La Scolymus hispanicus, fiore delle dune
Nel cuore del centro e sud Italia spesso le ispide piante di cardo selvatico sono state usate dalla tradizione gastronomica locale per piatti squisiti, grazie alle ottime proprietà nutrizionali e alle virtù salutistiche.
Quelli che vengono comunemente indicati come cardi selvatici sono in realtà delle robuste piante appartenenti alla grande famiglia botanica delle Asteraceae, il più delle volte di forme e specie distinte, ma sempre accomunate dalla vistosa presenza di spine di grandezze molto diverse tra di loro.
La più imponente di queste specie è il cardo selvatico, conosciuto in salentino come il cardone, che ha come habitat preferito i margini delle strade, ma è frequente anche negli incolti e nelle radure erbose.
Dalla sua base perenne, dopo l’estate, spunta una grande rosetta, le cui singole foglie, dalla colorazione verde o cenerina, sono lunghe un metro con bordi ondulati e frastagliati forniti di spine gialle, lunghe sino a quattro centimetri.
In primavera, la pianta emette germogli alti oltre i due metri, al vertice dei quali ci sono dei capolini, grandi fino a quattro - cinque centimetri di diametro, racchiusi in un’armatura di squame, munite di una spina lunga fino a cinque centimetri, che in seguito si schiudono mettendo in mostra i fiori azzurro-violacei.
Il cardo selvatico, conosciuto già dagli antichi romani, ha conservato nei secoli la sua importanza come ortaggio eclettico, con ricette come i cardoni gratinati, ma si possono usare anche i capolini ricavandone i fondi o girelli, noti anche come carciofini selvatici, mentre gli steli teneri scorticati possono essere gustati sia crudi o fritti in pastella oppure per gustose frittate.
La specie di cardo che trova più impiego nella cucina salentina, è il cardo scolino o Scolymus hispanicus L., anche noto come cardunceddhu, che raggiunge l’altezza di circa 80 cm, e presenta foglie ispide e molto frastagliate, mentre il fusto è ramificato e anch’esso irto di spine.
Le infiorescenze, che sbocciano in primavera, hanno un colore giallo oro, e possono essere anche usare come un sostituto dello zafferano.

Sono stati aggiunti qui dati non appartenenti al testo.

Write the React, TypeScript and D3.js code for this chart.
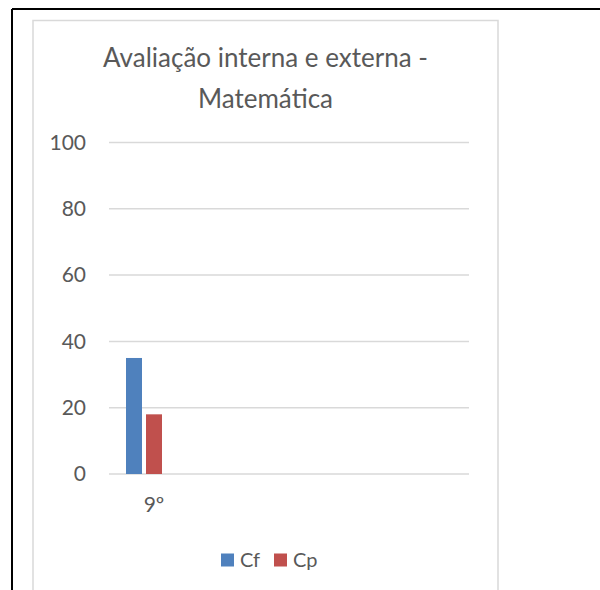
import React from "react";
import * as d3 from "d3";

const categories = ["9º", "", "", ""];
const seriesNames = ["Cf", "Cp"];
const slotNames = ["Cf", "Cp", "_"];
const cfValues = [35, null, null, null];
const cpValues = [18, null, null, null];
const yTicks = [0, 20, 40, 60, 80, 100];
const titleLines = ["Avaliação interna e externa -", "Matemática"];
const colors = ["#4f81bd", "#c0504d"];

const W = 600;
const H = 590;
const FONT = "Lato, 'Open Sans', sans-serif";
const TEXT = "#595959";

export default function App() {
  const plotL = 109, plotR = 469, plotT = 142.5, plotB = 474;
  const x0 = d3.scaleBand<string>().domain(categories.map((_, i) => String(i))).range([plotL, plotR]).paddingInner(0).paddingOuter(0);
  const x1 = d3.scaleBand<string>().domain(slotNames).range([0, x0.bandwidth()]).paddingInner(0.2).paddingOuter(0.85);
  const y = d3.scaleLinear().domain([0, 100]).range([plotB, plotT]);
  const series = [cfValues, cpValues];

  return (
    <svg width={W} height={H} style={{ position: "absolute", left: 0, top: 0 }} fontFamily={FONT}>
      <rect x={0} y={0} width={W} height={H} fill="#fff" />
      {/* outer document border */}
      <line x1={12} y1={9} x2={W} y2={9} stroke="#000" strokeWidth={2} />
      <line x1={12} y1={9} x2={12} y2={H} stroke="#000" strokeWidth={2} />
      {/* chart area border */}
      <path d={`M33,${H} V20.5 H498 V${H}`} fill="none" stroke="#d9d9d9" strokeWidth={1.5} />
      {/* title */}
      {titleLines.map((t, i) => (
        <text key={i} x={265.5} y={67 + i * 41} textAnchor="middle" fontSize={26} fill={TEXT}>{t}</text>
      ))}
      {/* gridlines + y labels */}
      {yTicks.map((v) => (
        <g key={v}>
          <line x1={plotL} x2={plotR} y1={y(v)} y2={y(v)} stroke="#d9d9d9" strokeWidth={1.5} />
          <text x={86} y={y(v)} dy="0.35em" textAnchor="end" fontSize={21} fill={TEXT}>{v}</text>
        </g>
      ))}
      {/* bars */}
      {categories.map((c, ci) =>
        series.map((vals, si) => {
          const v = vals[ci];
          if (v == null) return null;
          const bx = (x0(String(ci)) ?? 0) + (x1(slotNames[si]) ?? 0);
          return <rect key={`${ci}-${si}`} x={bx} y={y(v)} width={x1.bandwidth()} height={y(0) - y(v)} fill={colors[si]} />;
        })
      )}
      {/* category labels */}
      {categories.map((c, ci) => (
        <text key={ci} x={(x0(String(ci)) ?? 0) + x0.bandwidth() / 2} y={512} textAnchor="middle" fontSize={21} fill={TEXT}>{c}</text>
      ))}
      {/* legend */}
      {seriesNames.map((n, i) => {
        const lx = 221 + i * 53;
        return (
          <g key={n}>
            <rect x={lx} y={553.5} width={13} height={13} fill={colors[i]} />
            <text x={lx + 19} y={560} dy="0.35em" fontSize={20} fill={TEXT}>{n}</text>
          </g>
        );
      })}
    </svg>
  );
}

Questo cardo è una pianta dei pascoli magri, delle steppe e delle radure salentine, dove con le prime acque di fine estate spuntano dal nulla i suoi cespi.
Il cardo scolino può essere raccolto quando è ancora allo stadio di rosetta di foglie basali, lavoro da effettuare con una piccola zappa e non con il coltello per ovviare alle spine.
Durante la raccolta si procede a una prima nettatura, afferrando le foglie a una a una dalla base e tirando per estirpare le lamine fogliari liberando così la spessa nervatura mediana.
Una volta a casa, si procede alla rifinitura spezzando le nervature più dure, in modo da eliminare i filamenti più tenaci, poi possono essere consumati lessati o mischiati ad altre verdure selvatiche, ma la preparazione tradizionale più apprezzata è quella dei cardunceddhri racanati o a stanatu.